- Source code of charts -
START
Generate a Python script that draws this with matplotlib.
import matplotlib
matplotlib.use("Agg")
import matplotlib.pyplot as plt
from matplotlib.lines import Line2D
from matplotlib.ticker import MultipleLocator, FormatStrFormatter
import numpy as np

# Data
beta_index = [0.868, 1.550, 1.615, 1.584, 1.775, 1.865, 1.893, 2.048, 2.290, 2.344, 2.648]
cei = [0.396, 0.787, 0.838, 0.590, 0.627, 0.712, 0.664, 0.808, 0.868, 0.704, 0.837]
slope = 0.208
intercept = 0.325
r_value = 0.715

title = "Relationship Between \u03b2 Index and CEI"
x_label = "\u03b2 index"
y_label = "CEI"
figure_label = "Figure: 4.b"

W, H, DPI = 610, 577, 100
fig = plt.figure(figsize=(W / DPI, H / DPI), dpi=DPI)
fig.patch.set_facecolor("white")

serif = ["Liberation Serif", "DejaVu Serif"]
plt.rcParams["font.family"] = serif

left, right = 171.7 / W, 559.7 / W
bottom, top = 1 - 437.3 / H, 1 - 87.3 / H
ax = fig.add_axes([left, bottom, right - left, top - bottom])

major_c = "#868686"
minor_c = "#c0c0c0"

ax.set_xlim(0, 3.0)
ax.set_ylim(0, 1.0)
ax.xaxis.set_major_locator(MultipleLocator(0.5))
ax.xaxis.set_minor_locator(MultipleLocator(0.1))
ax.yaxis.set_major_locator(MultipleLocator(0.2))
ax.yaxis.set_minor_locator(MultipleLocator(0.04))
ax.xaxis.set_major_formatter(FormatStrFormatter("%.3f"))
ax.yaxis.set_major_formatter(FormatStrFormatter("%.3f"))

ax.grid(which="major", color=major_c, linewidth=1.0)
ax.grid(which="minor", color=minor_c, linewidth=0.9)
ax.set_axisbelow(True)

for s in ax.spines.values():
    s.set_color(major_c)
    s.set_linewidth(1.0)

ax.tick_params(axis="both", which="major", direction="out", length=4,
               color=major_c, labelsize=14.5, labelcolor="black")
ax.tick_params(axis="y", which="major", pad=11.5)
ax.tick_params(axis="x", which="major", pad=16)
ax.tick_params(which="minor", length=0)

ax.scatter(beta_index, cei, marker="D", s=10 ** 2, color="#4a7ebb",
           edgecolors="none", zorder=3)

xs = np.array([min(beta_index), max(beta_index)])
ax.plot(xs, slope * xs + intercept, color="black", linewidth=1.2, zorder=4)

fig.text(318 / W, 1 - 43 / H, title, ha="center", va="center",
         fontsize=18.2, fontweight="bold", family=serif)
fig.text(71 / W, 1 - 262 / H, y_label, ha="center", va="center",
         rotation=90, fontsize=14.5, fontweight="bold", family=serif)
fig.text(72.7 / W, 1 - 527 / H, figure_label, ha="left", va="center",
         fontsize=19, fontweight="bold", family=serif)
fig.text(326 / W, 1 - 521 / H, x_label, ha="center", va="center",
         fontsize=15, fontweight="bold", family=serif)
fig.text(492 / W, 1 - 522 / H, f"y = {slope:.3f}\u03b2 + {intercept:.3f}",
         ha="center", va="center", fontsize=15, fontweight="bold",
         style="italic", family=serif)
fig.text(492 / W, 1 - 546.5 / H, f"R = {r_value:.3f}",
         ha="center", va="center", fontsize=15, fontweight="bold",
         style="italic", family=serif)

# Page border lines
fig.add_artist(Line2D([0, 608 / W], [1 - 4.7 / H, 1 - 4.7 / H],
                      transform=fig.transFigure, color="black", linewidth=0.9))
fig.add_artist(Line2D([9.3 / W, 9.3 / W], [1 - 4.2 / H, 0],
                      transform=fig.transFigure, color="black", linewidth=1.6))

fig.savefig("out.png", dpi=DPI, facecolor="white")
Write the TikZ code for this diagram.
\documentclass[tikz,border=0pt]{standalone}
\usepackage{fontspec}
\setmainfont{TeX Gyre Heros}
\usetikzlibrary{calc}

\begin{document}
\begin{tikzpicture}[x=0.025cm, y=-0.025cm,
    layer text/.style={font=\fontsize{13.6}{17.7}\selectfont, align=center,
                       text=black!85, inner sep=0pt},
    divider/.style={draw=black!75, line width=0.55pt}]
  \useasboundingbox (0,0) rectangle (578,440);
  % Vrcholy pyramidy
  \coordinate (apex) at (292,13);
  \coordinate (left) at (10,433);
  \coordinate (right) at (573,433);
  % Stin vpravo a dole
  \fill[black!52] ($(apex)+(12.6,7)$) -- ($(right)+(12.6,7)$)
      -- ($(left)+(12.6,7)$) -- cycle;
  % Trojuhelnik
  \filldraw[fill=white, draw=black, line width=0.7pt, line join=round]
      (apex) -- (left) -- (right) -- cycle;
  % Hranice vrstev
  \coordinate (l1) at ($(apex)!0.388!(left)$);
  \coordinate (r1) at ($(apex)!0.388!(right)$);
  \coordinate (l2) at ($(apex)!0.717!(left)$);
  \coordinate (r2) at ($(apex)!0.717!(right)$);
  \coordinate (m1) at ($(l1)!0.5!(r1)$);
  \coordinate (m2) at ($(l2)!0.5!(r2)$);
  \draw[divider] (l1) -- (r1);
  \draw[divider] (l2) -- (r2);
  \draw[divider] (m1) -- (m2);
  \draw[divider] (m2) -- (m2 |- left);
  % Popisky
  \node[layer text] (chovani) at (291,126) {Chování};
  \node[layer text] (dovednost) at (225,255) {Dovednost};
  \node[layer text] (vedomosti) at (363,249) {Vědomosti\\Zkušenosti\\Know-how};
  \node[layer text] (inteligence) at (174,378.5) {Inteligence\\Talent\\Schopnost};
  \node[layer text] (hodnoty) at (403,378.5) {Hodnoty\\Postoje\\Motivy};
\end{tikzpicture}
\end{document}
END
START
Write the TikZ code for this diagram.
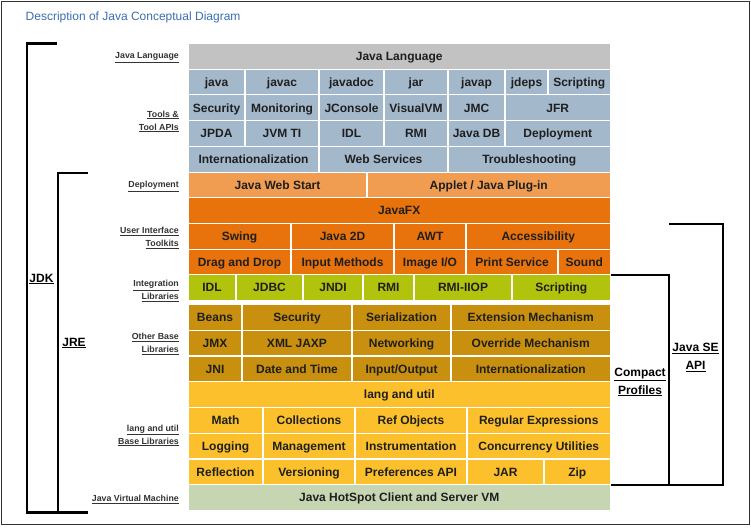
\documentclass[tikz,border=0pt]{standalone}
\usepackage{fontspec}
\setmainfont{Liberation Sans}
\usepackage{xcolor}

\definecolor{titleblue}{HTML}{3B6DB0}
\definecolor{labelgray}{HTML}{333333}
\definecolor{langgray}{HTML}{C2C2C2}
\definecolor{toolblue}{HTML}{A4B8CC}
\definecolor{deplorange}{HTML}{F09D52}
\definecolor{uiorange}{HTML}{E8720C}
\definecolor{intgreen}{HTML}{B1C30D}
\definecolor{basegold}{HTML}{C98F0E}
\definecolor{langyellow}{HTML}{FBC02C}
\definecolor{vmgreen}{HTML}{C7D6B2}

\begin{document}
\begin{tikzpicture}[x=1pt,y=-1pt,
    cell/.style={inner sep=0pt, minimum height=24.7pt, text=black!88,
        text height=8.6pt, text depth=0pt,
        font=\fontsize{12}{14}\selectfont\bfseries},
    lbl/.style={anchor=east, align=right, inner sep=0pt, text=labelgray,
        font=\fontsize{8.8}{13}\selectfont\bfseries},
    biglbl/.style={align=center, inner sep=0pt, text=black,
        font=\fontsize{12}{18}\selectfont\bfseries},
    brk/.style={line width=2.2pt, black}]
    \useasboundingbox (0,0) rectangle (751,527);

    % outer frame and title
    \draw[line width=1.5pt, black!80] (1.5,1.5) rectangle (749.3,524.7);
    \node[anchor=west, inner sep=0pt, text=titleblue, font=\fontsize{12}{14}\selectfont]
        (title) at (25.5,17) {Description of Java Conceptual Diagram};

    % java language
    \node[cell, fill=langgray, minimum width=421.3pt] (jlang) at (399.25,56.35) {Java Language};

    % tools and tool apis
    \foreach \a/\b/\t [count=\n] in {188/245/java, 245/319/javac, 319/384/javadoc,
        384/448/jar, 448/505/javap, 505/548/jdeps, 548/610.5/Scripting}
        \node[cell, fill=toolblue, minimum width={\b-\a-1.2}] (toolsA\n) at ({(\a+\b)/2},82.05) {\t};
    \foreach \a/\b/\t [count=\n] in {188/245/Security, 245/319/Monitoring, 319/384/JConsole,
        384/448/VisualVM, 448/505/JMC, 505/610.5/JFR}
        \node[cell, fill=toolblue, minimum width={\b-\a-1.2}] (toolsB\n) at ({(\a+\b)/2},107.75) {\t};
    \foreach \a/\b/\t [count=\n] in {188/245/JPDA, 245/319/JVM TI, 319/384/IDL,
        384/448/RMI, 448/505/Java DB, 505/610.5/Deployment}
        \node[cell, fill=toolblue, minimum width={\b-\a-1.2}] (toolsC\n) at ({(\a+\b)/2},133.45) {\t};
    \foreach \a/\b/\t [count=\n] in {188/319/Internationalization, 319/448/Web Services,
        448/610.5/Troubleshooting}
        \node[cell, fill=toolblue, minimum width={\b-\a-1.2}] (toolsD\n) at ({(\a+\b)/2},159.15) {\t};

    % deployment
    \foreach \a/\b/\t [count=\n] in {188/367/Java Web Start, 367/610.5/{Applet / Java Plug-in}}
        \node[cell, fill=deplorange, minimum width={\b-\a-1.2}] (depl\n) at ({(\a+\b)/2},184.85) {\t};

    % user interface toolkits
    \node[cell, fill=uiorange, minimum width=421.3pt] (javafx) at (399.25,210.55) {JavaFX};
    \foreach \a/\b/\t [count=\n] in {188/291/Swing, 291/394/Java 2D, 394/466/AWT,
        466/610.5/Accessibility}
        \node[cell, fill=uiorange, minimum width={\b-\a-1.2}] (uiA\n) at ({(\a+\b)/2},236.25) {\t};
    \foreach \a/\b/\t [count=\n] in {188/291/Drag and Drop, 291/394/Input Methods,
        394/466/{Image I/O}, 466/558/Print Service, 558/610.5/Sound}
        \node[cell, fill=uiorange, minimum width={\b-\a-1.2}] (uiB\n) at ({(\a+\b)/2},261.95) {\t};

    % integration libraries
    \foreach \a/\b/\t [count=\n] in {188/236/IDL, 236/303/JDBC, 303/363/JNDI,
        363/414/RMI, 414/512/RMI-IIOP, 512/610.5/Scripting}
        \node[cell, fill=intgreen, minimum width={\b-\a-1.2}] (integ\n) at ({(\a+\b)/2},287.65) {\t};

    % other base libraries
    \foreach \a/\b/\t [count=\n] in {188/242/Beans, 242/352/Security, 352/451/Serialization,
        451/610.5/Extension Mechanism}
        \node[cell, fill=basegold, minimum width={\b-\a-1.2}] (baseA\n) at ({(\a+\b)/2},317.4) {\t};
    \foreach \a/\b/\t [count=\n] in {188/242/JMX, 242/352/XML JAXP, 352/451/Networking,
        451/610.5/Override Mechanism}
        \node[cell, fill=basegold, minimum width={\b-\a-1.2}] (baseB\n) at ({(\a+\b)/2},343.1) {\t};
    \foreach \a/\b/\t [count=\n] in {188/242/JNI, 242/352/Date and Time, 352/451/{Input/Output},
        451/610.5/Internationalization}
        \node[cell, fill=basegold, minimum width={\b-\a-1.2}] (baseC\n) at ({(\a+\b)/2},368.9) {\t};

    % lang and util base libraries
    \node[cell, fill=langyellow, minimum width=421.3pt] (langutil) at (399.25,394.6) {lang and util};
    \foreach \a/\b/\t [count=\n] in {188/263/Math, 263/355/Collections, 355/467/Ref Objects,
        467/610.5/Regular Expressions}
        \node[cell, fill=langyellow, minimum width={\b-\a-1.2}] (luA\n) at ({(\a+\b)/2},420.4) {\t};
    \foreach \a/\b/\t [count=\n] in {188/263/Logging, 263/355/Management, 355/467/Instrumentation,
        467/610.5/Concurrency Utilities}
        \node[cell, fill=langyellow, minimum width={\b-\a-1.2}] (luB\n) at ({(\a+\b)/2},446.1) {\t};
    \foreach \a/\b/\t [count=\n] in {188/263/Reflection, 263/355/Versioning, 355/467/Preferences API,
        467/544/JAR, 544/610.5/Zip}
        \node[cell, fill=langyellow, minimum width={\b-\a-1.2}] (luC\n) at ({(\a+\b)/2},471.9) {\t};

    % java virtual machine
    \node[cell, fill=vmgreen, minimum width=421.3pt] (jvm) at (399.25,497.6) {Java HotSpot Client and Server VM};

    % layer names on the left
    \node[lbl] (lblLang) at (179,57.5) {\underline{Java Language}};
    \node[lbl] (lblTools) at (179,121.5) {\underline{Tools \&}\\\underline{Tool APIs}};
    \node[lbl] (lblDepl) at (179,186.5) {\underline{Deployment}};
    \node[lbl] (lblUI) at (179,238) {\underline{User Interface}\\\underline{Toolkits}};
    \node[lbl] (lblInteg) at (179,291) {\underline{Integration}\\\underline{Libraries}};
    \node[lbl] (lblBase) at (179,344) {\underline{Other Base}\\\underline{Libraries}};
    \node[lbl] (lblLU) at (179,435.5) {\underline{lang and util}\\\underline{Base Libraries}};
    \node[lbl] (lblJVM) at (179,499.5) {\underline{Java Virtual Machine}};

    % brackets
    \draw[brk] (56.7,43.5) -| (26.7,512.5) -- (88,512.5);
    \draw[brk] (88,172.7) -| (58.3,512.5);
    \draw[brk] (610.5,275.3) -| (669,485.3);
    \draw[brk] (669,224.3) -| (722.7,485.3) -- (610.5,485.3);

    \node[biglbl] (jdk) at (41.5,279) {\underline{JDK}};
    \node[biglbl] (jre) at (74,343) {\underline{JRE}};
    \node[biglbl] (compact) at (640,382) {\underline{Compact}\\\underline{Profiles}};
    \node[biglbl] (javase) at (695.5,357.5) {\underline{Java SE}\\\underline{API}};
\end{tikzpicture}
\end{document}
END
- What to do -
Filter the entries and copy out every line with the word "matplotlib".

- Finished task -
Generate a Python script that draws this with matplotlib.
import matplotlib
matplotlib.use("Agg")
import matplotlib.pyplot as plt
from matplotlib.lines import Line2D
from matplotlib.ticker import MultipleLocator, FormatStrFormatter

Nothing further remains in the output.